## Data rows

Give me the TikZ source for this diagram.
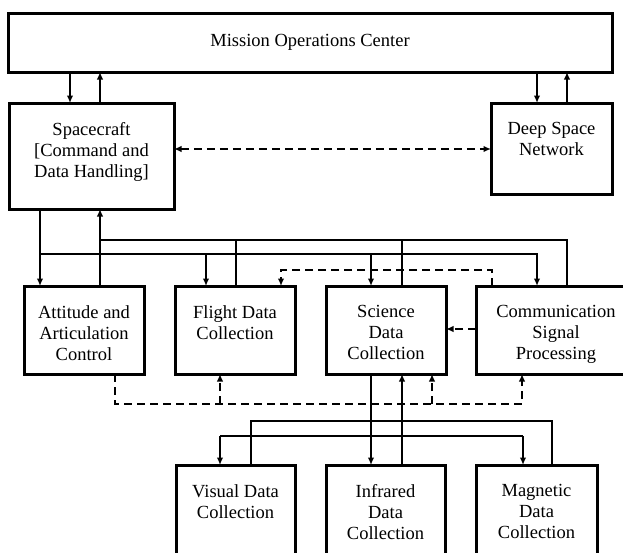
\documentclass[tikz,border=0pt]{standalone}
\usepackage{fontspec}
\setmainfont{Liberation Serif}
\usetikzlibrary{arrows.meta}
\begin{document}
\begin{tikzpicture}[x=1pt,y=-1pt,
  box/.style={draw, line width=3pt, inner sep=0pt, outer sep=0pt},
  lbl/.style={anchor=north, yshift=-19pt, align=center, inner sep=0pt,
    font=\fontsize{18.5}{21}\selectfont},
  conn/.style={line width=1.9pt},
  arr/.style={conn, -{Latex[length=7.5pt,width=6.5pt]}},
  darr/.style={arr, dash pattern=on 8pt off 5pt},
  dbl/.style={conn, dash pattern=on 8pt off 5pt, {Latex[length=7.5pt,width=6.5pt]}-{Latex[length=7.5pt,width=6.5pt]}}
]
\useasboundingbox (0,0) rectangle (623,552);
\clip (0,0) rectangle (623,552);

% ground segment
\node[box, minimum width=604pt, minimum height=59pt,
  font=\fontsize{18.5}{21}\selectfont] (moc) at (310,42.5) {\raisebox{-2pt}{Mission Operations Center}};
\node[box, minimum width=165pt, minimum height=106pt,
  label={[lbl]north:Spacecraft\\{[}Command and\\Data Handling{]}}] (sc) at (91.5,156) {};
\node[box, minimum width=121pt, minimum height=91pt,
  label={[lbl]north:Deep Space\\Network}] (dsn) at (551.5,148.5) {};

% spacecraft subsystems
\node[box, minimum width=120pt, minimum height=88pt,
  label={[lbl]north:Attitude and\\Articulation\\Control}] (aac) at (84,330) {};
\node[box, minimum width=120pt, minimum height=88pt,
  label={[lbl]north:Flight Data\\Collection}] (fdc) at (235,330) {};
\node[box, minimum width=120pt, minimum height=88pt,
  label={[lbl]north:Science\\Data\\Collection}] (sdc) at (386,330) {};
\node[box, minimum width=160pt, minimum height=88pt,
  label={[lbl]north:Communication\\Signal\\Processing}] (csp) at (556,330) {};

% science instruments
\node[box, minimum width=119pt, minimum height=115pt,
  label={[lbl]north:Visual Data\\Collection}] (vis) at (235.5,522.5) {};
\node[box, minimum width=119pt, minimum height=115pt,
  label={[lbl]north:Infrared\\Data\\Collection}] (ir) at (385.5,522.5) {};
\node[box, minimum width=121pt, minimum height=115pt,
  label={[lbl]north:Magnetic\\Data\\Collection}] (mag) at (536.5,522.5) {};

% links to the operations center
\draw[arr] (70,0 |- moc.south) -- (70,0 |- sc.north);
\draw[arr] (100,0 |- sc.north) -- (100,0 |- moc.south);
\draw[arr] (537,0 |- moc.south) -- (537,0 |- dsn.north);
\draw[arr] (567,0 |- dsn.north) -- (567,0 |- moc.south);

% radio link
\draw[dbl] (sc.east |- 0,149) -- (dsn.west |- 0,149);

% command bus out of the spacecraft
\draw[arr] (40,0 |- sc.south) -- (40,0 |- aac.north);
\draw[arr] (40,254) -- (537,254) -- (537,0 |- csp.north);
\draw[arr] (206,254) -- (206,0 |- fdc.north);
\draw[arr] (371,254) -- (371,0 |- sdc.north);

% telemetry bus into the spacecraft
\draw[arr] (100,0 |- aac.north) -- (100,0 |- sc.south);
\draw[conn] (100,240) -- (567,240) -- (567,0 |- csp.north);
\draw[conn] (236,0 |- fdc.north) -- (236,240);
\draw[conn] (402,0 |- sdc.north) -- (402,240);

% auxiliary dashed links
\draw[darr] (492,0 |- csp.north) -- (492,270) -- (281,270) -- (281,0 |- fdc.north);
\draw[darr] (csp.west |- 0,329) -- (sdc.east |- 0,329);
\draw[darr] (115,0 |- aac.south) -- (115,404) -- (522,404) -- (522,0 |- csp.south);
\draw[darr] (220,404) -- (220,0 |- fdc.south);
\draw[darr] (432,404) -- (432,0 |- sdc.south);

% instrument buses
\draw[arr] (371,0 |- sdc.south) -- (371,0 |- ir.north);
\draw[conn] (220,436) -- (523,436);
\draw[arr] (220,436) -- (220,0 |- vis.north);
\draw[arr] (523,436) -- (523,0 |- mag.north);
\draw[arr] (402,0 |- ir.north) -- (402,0 |- sdc.south);
\draw[conn] (251,0 |- vis.north) -- (251,421) -- (552,421) -- (552,0 |- mag.north);
\end{tikzpicture}
\end{document}
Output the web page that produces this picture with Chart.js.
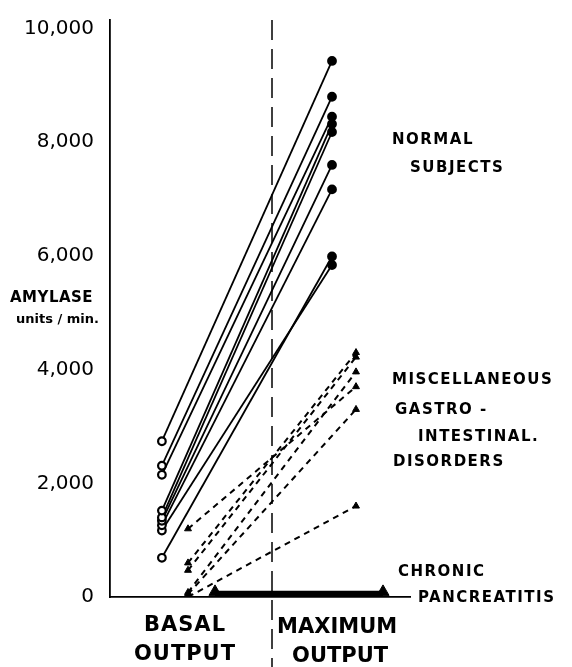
<!DOCTYPE html>
<html>
<head>
<meta charset="utf-8">
<script src="https://cdn.jsdelivr.net/npm/chart.js@4/dist/chart.umd.min.js"></script>
<style>
  html, body { margin: 0; padding: 0; background: #fff; }
  #wrap { width: 572px; height: 667px; }
</style>
</head>
<body>
<div id="wrap"><canvas id="myChart"></canvas></div>
<script>
// 各群の横位置(x軸は0〜10の相対位置)
const normalX = [1.73, 7.4];
const miscX = [2.6, 8.2];
const chronicX = [3.5, 9.1];
const dividerX = 5.4;

// 正常者: 基礎分泌 → 最大分泌
const normalBasal = [2740, 2310, 2150, 1520, 1400, 1340, 1260, 1170, 690];
const normalMax   = [9430, 8800, 8450, 8320, 8180, 7600, 7170, 5840, 5990];

// その他の消化器疾患
const miscBasal = [1200, 600, 470, 80, 50, 0];
const miscMax   = [3700, 4300, 4220, 3960, 3300, 1600];

// 慢性膵炎
const chronicBasal = [90, 60, 40, 20];
const chronicMax   = [90, 60, 40, 20];

const yTicks = [0, 2000, 4000, 6000, 8000, 10000];

const groupLabels = [
  { text: 'NORMAL', x: 392, y: 140 },
  { text: 'SUBJECTS', x: 410, y: 168 },
  { text: 'MISCELLANEOUS', x: 392, y: 380 },
  { text: 'GASTRO -', x: 395, y: 410 },
  { text: 'INTESTINAL.', x: 418, y: 437 },
  { text: 'DISORDERS', x: 393, y: 462 },
  { text: 'CHRONIC', x: 398, y: 572 },
  { text: 'PANCREATITIS', x: 418, y: 598 }
];

const datasets = [];

normalBasal.forEach((v, i) => {
  datasets.push({
    data: [{ x: normalX[0], y: v }, { x: normalX[1], y: normalMax[i] }],
    showLine: true,
    borderColor: '#000',
    borderWidth: 1.8,
    pointStyle: 'circle',
    pointRadius: 3.8,
    pointBorderWidth: 2.2,
    pointBorderColor: '#000',
    pointBackgroundColor: ['#fff', '#000']
  });
});

miscBasal.forEach((v, i) => {
  datasets.push({
    data: [{ x: miscX[0], y: v }, { x: miscX[1], y: miscMax[i] }],
    showLine: true,
    borderColor: '#000',
    borderWidth: 2,
    borderDash: [6, 5],
    pointStyle: 'triangle',
    pointRadius: 4,
    pointBorderWidth: 1,
    pointBorderColor: '#000',
    pointBackgroundColor: '#000'
  });
});

chronicBasal.forEach((v, i) => {
  datasets.push({
    data: [{ x: chronicX[0], y: v }, { x: chronicX[1], y: chronicMax[i] }],
    showLine: true,
    borderColor: '#000',
    borderWidth: 2.5,
    pointStyle: 'triangle',
    pointRadius: i === 0 ? 7 : 0,
    pointBorderWidth: 1,
    pointBorderColor: '#000',
    pointBackgroundColor: '#000'
  });
});

// 区切りの破線と文字はプラグインで描く
const extras = {
  id: 'extras',
  afterDatasetsDraw(chart) {
    const c = chart.ctx;
    const xs = chart.scales.x;
    const area = chart.chartArea;
    const px = xs.getPixelForValue(dividerX);

    c.save();
    c.strokeStyle = '#000';
    c.lineWidth = 1.5;
    c.setLineDash([20, 9]);
    c.beginPath();
    c.moveTo(px, area.top);
    c.lineTo(px, chart.height);
    c.stroke();
    c.setLineDash([]);

    c.fillStyle = '#000';
    c.textBaseline = 'middle';
    c.textAlign = 'left';
    c.font = 'bold 15px "DejaVu Sans"';
    c.letterSpacing = '1.5px';
    groupLabels.forEach(l => c.fillText(l.text, l.x, l.y));

    c.font = 'bold 15px "DejaVu Sans"';
    c.letterSpacing = '0.5px';
    c.fillText('AMYLASE', 10, 298);
    c.font = 'bold 13px "DejaVu Sans"';
    c.letterSpacing = '0px';
    c.fillText('units / min.', 16, 320);

    c.font = 'bold 21px "DejaVu Sans"';
    c.letterSpacing = '1px';
    c.textAlign = 'center';
    c.fillText('BASAL', xs.getPixelForValue(2.5), 626);
    c.fillText('OUTPUT', xs.getPixelForValue(2.5), 655);
    c.letterSpacing = '0px';
    c.fillText('MAXIMUM', xs.getPixelForValue(7.57), 628);
    c.fillText('OUTPUT', xs.getPixelForValue(7.67), 657);
    c.restore();
  }
};

const ctx = document.getElementById('myChart').getContext('2d');

new Chart(ctx, {
  type: 'scatter',
  data: { datasets: datasets },
  options: {
    responsive: true,
    maintainAspectRatio: false,
    animation: false,
    layout: {
      padding: { top: 8, right: 162, left: 0, bottom: 0 }
    },
    scales: {
      x: {
        type: 'linear',
        min: 0,
        max: 10,
        grid: { display: false },
        ticks: { display: false },
        border: { display: true, color: '#000', width: 1.8 },
        afterFit(scale) { scale.height = 70; }
      },
      y: {
        type: 'linear',
        min: 0,
        max: 10150,
        grid: { display: false },
        border: { display: true, color: '#000', width: 1.8 },
        afterBuildTicks(scale) {
          scale.ticks = yTicks.map(v => ({ value: v }));
        },
        afterFit(scale) { scale.width = 110; },
        ticks: {
          color: '#000',
          padding: 8,
          font: { family: 'DejaVu Sans', size: 20 },
          callback: v => v.toLocaleString('en-US')
        }
      }
    },
    plugins: {
      legend: { display: false },
      tooltip: { enabled: false }
    }
  },
  plugins: [extras]
});
</script>
</body>
</html>
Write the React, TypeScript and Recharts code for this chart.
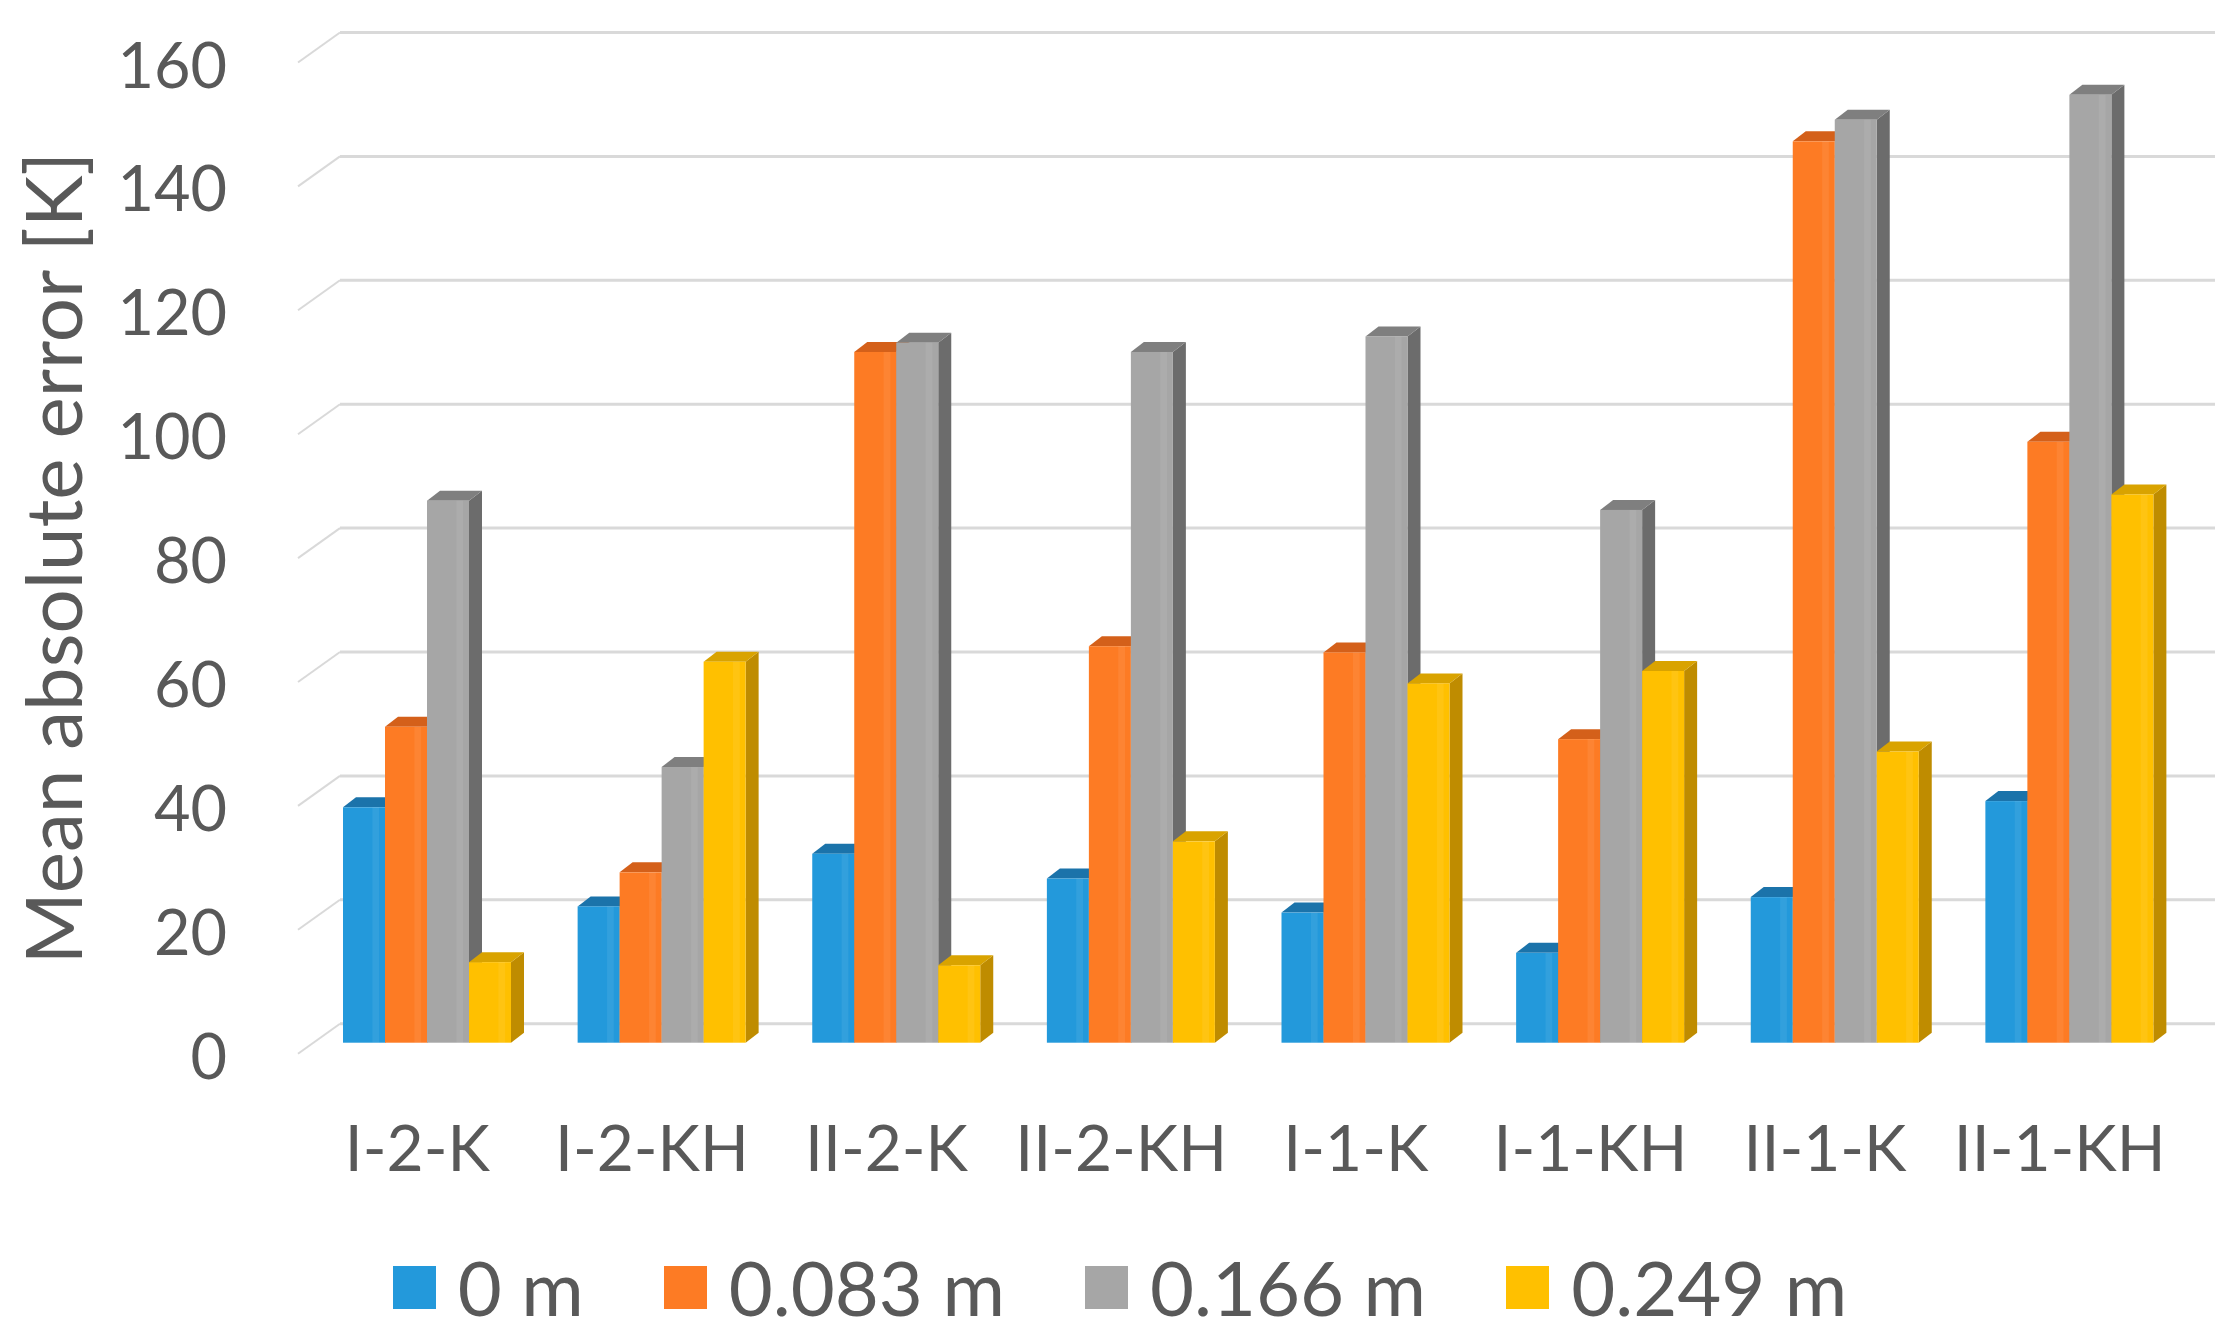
import React from 'react';
import { BarChart, Bar, XAxis, YAxis, CartesianGrid, Legend } from 'recharts';

// values (mean absolute error, K)
const categories = ['I-2-K', 'I-2-KH', 'II-2-K', 'II-2-KH', 'I-1-K', 'I-1-KH', 'II-1-K', 'II-1-KH'];
const at0m = [38, 22, 30.5, 26.5, 21, 14.5, 23.5, 39];
const at083m = [51, 27.5, 111.5, 64, 63, 49, 145.5, 97];
const at166m = [87.5, 44.5, 113, 111.5, 114, 86, 149, 153];
const at249m = [13, 61.5, 12.5, 32.5, 58, 60, 47, 88.5];
const seriesNames = ['0 m', '0.083 m', '0.166 m', '0.249 m'];
const yTicks = [0, 20, 40, 60, 80, 100, 120, 140, 160];

const data = categories.map((name, i) => ({
  name,
  s0: at0m[i],
  s1: at083m[i],
  s2: at166m[i],
  s3: at249m[i],
}));

const FONT = 'Lato, "Open Sans", sans-serif';
const TEXT = '#595959';
const GRID = '#d9d9d9';
const DX = 13; // depth of the fake 3d box
const DY = 10;

const palette = [
  { key: 's0', front: '#2399db', top: '#1b73aa', side: '#176699' },
  { key: 's1', front: '#fd7b24', top: '#d4601a', side: '#c25513' },
  { key: 's2', front: '#a6a6a6', top: '#7f7f7f', side: '#6c6c6c' },
  { key: 's3', front: '#ffc000', top: '#d9a300', side: '#bf8c00' },
];

function Bar3D(props: any) {
  const { x, y, width: w, height: h, front, top, side } = props;
  if (h == null || h <= 0) return null;
  const b = y + h;
  return (
    <g>
      <polygon points={`${x + w},${y} ${x + w + DX},${y - DY} ${x + w + DX},${b - DY} ${x + w},${b}`} fill={side} />
      <polygon points={`${x},${y} ${x + DX},${y - DY} ${x + w + DX},${y - DY} ${x + w},${y}`} fill={top} />
      <rect x={x} y={y} width={w} height={h} fill={front} />
      <rect x={x + w * 0.7} y={y} width={w * 0.16} height={h} fill="#ffffff" opacity={0.07} />
    </g>
  );
}

// back-wall gridline: pushed up and right, with a short slant on the side wall
function WallLine(props: any) {
  const { x1, x2, y1 } = props;
  const g = y1 - 19;
  return (
    <g key={props.key}>
      <line x1={x1 + 30} y1={g} x2={x2} y2={g} stroke={GRID} strokeWidth={3} />
      <line x1={x1 + 30} y1={g} x2={x1 - 12} y2={g + 30} stroke={GRID} strokeWidth={2} />
    </g>
  );
}

const YTick = ({ x, y, payload }: any) => (
  <text x={x - 75} y={y + 36} textAnchor="end" fill={TEXT} fontFamily={FONT} fontSize={63}>
    {payload.value}
  </text>
);

const XTick = ({ x, y, payload }: any) => (
  <text x={x - 10} y={y + 120} textAnchor="middle" fill={TEXT} fontFamily={FONT} fontSize={64}>
    {payload.value}
  </text>
);

const YTitle = ({ viewBox }: any) => {
  const cx = 82;
  const cy = viewBox.y + viewBox.height / 2 + 11;
  return (
    <text x={cx} y={cy} transform={`rotate(-90 ${cx} ${cy})`} textAnchor="middle" fill={TEXT} fontFamily={FONT} fontSize={78}>
      Mean absolute error [K]
    </text>
  );
};

const LegendRow = ({ payload }: any) => (
  <div style={{ display: 'flex', justifyContent: 'center', alignItems: 'center', height: 60, fontFamily: FONT, fontSize: 76, color: TEXT }}>
    {(payload || []).map((p: any, i: number) => (
      <div key={p.value} style={{ display: 'flex', alignItems: 'center', marginLeft: i ? 80 : 0 }}>
        <span style={{ display: 'inline-block', width: 43, height: 43, background: p.color, marginRight: 22 }} />
        <span style={{ lineHeight: '60px', whiteSpace: 'nowrap' }}>{p.value}</span>
      </div>
    ))}
  </div>
);

export default function App() {
  return (
    <div style={{ position: 'absolute', left: 0, top: 0, width: 2240, height: 1342, background: '#fff' }}>
      <BarChart
        width={2240}
        height={1342}
        data={data}
        margin={{ top: 51.5, right: 25, left: 0, bottom: 79.3 }}
        barGap={0}
        barSize={42}
      >
        <CartesianGrid vertical={false} horizontal={(p: any) => <WallLine {...p} />} />
        <XAxis
          dataKey="name"
          axisLine={false}
          tickLine={false}
          height={160}
          padding={{ left: 0, right: 28 }}
          tick={<XTick />}
          interval={0}
        />
        <YAxis
          domain={[0, 160]}
          ticks={yTicks}
          width={310}
          axisLine={false}
          tickLine={false}
          tick={<YTick />}
          label={<YTitle />}
        />
        <Legend
          content={<LegendRow />}
          verticalAlign="bottom"
          wrapperStyle={{ left: 0, top: 1257, width: 2240, height: 60 }}
        />
        {palette.map((c, i) => (
          <Bar
            key={c.key}
            dataKey={c.key}
            name={seriesNames[i]}
            fill={c.front}
            isAnimationActive={false}
            shape={(p: any) => <Bar3D {...p} front={c.front} top={c.top} side={c.side} />}
          />
        ))}
      </BarChart>
    </div>
  );
}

## Problem statement
Without the pictures, repeat the entries above line by line, from the first through the one that contains "(dsn) at (551.5,148.5)", both ends included.

## Solution to this task
Give me the TikZ source for this diagram.
\documentclass[tikz,border=0pt]{standalone}
\usepackage{fontspec}
\setmainfont{Liberation Serif}
\usetikzlibrary{arrows.meta}
\begin{document}
\begin{tikzpicture}[x=1pt,y=-1pt,
  box/.style={draw, line width=3pt, inner sep=0pt, outer sep=0pt},
  lbl/.style={anchor=north, yshift=-19pt, align=center, inner sep=0pt,
    font=\fontsize{18.5}{21}\selectfont},
  conn/.style={line width=1.9pt},
  arr/.style={conn, -{Latex[length=7.5pt,width=6.5pt]}},
  darr/.style={arr, dash pattern=on 8pt off 5pt},
  dbl/.style={conn, dash pattern=on 8pt off 5pt, {Latex[length=7.5pt,width=6.5pt]}-{Latex[length=7.5pt,width=6.5pt]}}
]
\useasboundingbox (0,0) rectangle (623,552);
\clip (0,0) rectangle (623,552);

% ground segment
\node[box, minimum width=604pt, minimum height=59pt,
  font=\fontsize{18.5}{21}\selectfont] (moc) at (310,42.5) {\raisebox{-2pt}{Mission Operations Center}};
\node[box, minimum width=165pt, minimum height=106pt,
  label={[lbl]north:Spacecraft\\{[}Command and\\Data Handling{]}}] (sc) at (91.5,156) {};
\node[box, minimum width=121pt, minimum height=91pt,
  label={[lbl]north:Deep Space\\Network}] (dsn) at (551.5,148.5) {};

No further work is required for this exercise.